The key to Japan's recovery? Elvisnomics

Japanese Prime Minister Junichiro Koizumi visits Graceland

TESS VIGELAND: Outgoing Japanese prime minister Junichiro Koizumi's farewell tour of North America made a southward swing today. He and President Bush flew Air Force One to Memphis. There, they became the first heads of state to are the first heads of state ever to visit Graceland. But for Koizumi this is a pilgrimage. Reporter Kim Green is here to explain.

Kim, why is the head of the world's second-largest economy paying homage to Elvis?

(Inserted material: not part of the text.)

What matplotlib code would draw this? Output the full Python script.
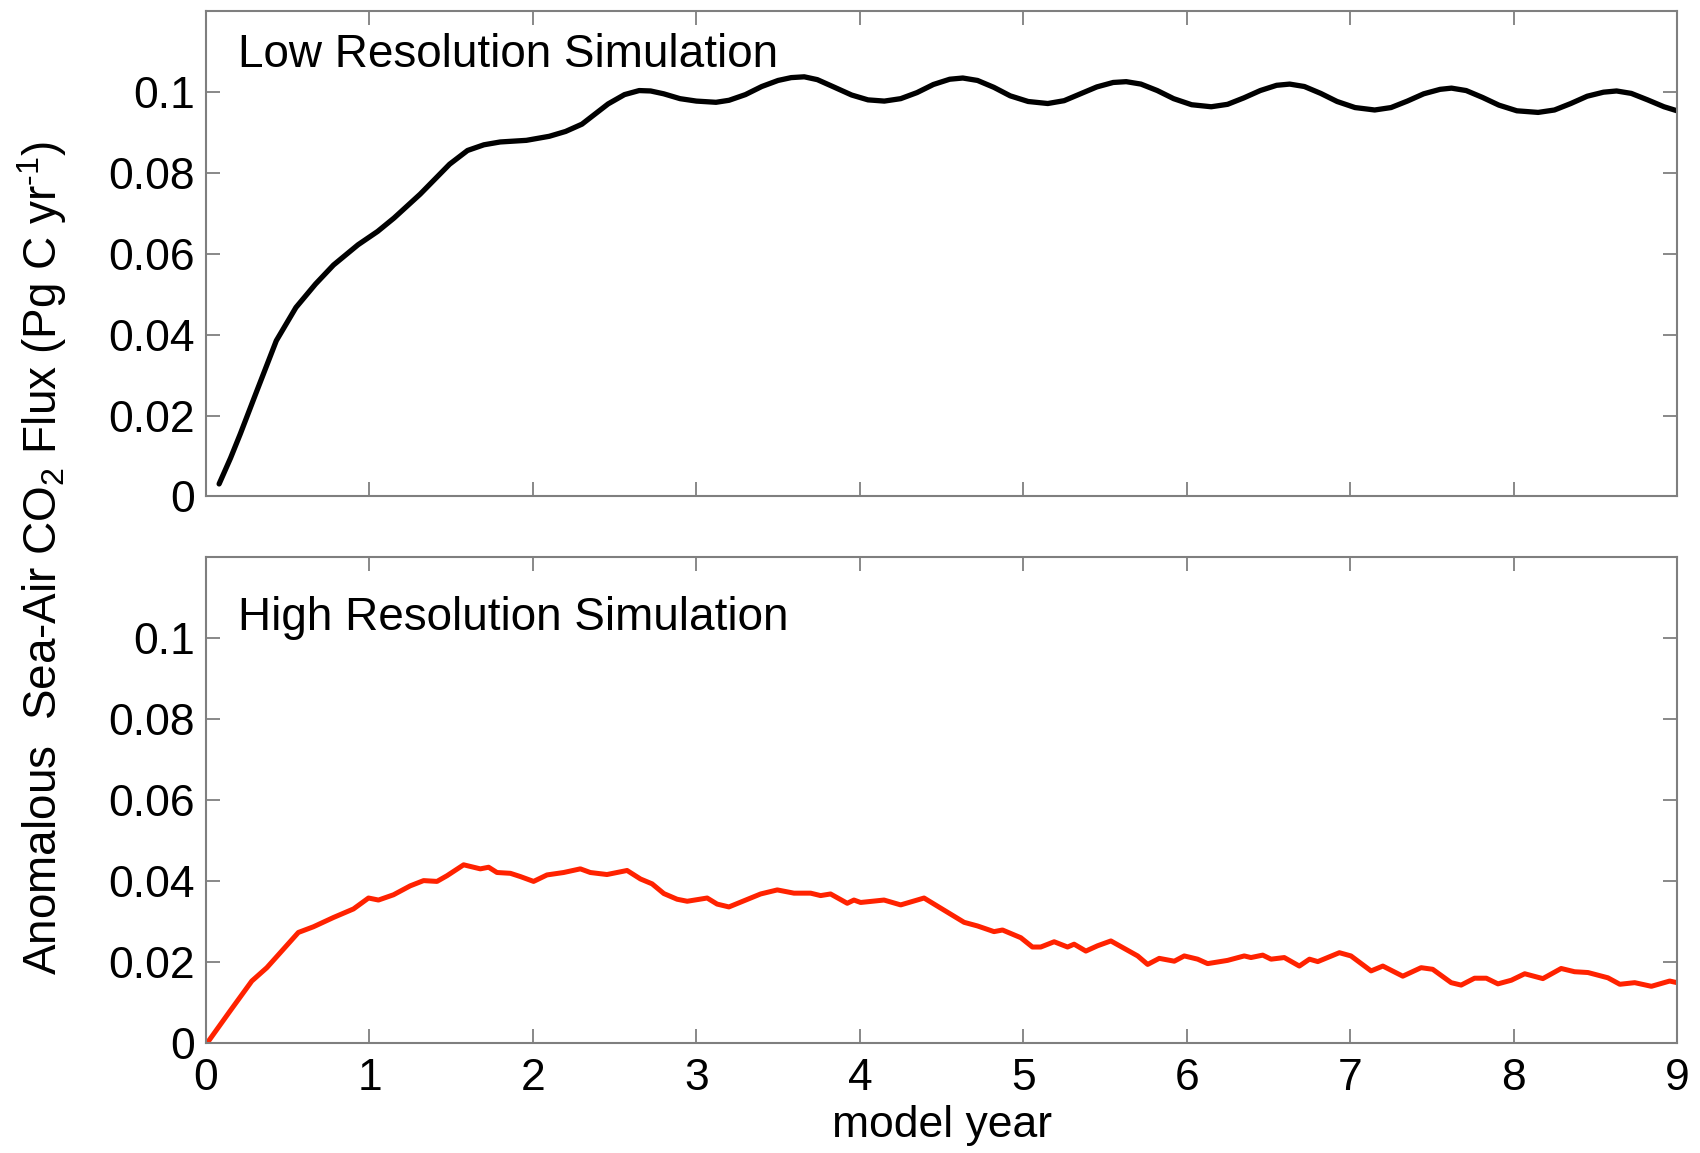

KIM GREEN: Well, Tess, when Koizumi came into office, he kinda had the rock star thing going on. You know, the hairdo and all that. He even put out a CD of his favorite Elvis songs. It sold 200,000 copies. Then he started working on the economy, and people wanted to know who was his economic guru. Turns out it was Elvis.

VIGELAND: You're saying Koizumi was economically inspired by Elvis?

GREEN: Oh, Absolutely. In Japan, they call it Elvisnomics. It's all about the lyrics, Tess. Listen to this, especially the part about 'romancing' Parliament.

Just pity all those millionaires they never can relax
Because they're always worryin' about their income tax
Why waste time on high financin', I'd rather spend it on good romancin'

GREEN: Tess, what Elvis is suggesting here is to deregulate the system, make it more market-friendly. Did you catch that line about high financin'? It practically screams, "Hell-oo! Privatize the postal system. Now, check out this part.

Stocks and bonds, they only bore me
Interest holds no interest for me
Who wants to sit in the lap of luxury
Who needs money, not me.

GREEN: Well, this is obviously telling Koizumi how to deal with Japan's massive debt. I'm actually surprised you didn't get that right away, Tess.

VIGELAND: Yeah, yeah, me too. I feel really bad about that.

GREEN: Now, listen to this and you'll see why the PM doesn't need to raise interest rates.

A gal who's tender, that's what I love
It's legal tender, I want a pile of
Just let my liquid assets overflow
You can't take it with you when you go
So, who needs money
That lovely, lovely money
Who needs money, not me

VIGELAND: What does he mean there, who needs money?

GREEN: Clearly what he means there is "Pull liquidity out of global capital markets and let it 'overflow' into banks back home. Banks need money. Duh! Come on, Tess. You knew that.

VIGELAND: Riiiight. . . . Thanks so much, Kim

GREEN: Thanks, Tess.

VIGELAND: That's reporter Kim Green in Nashville.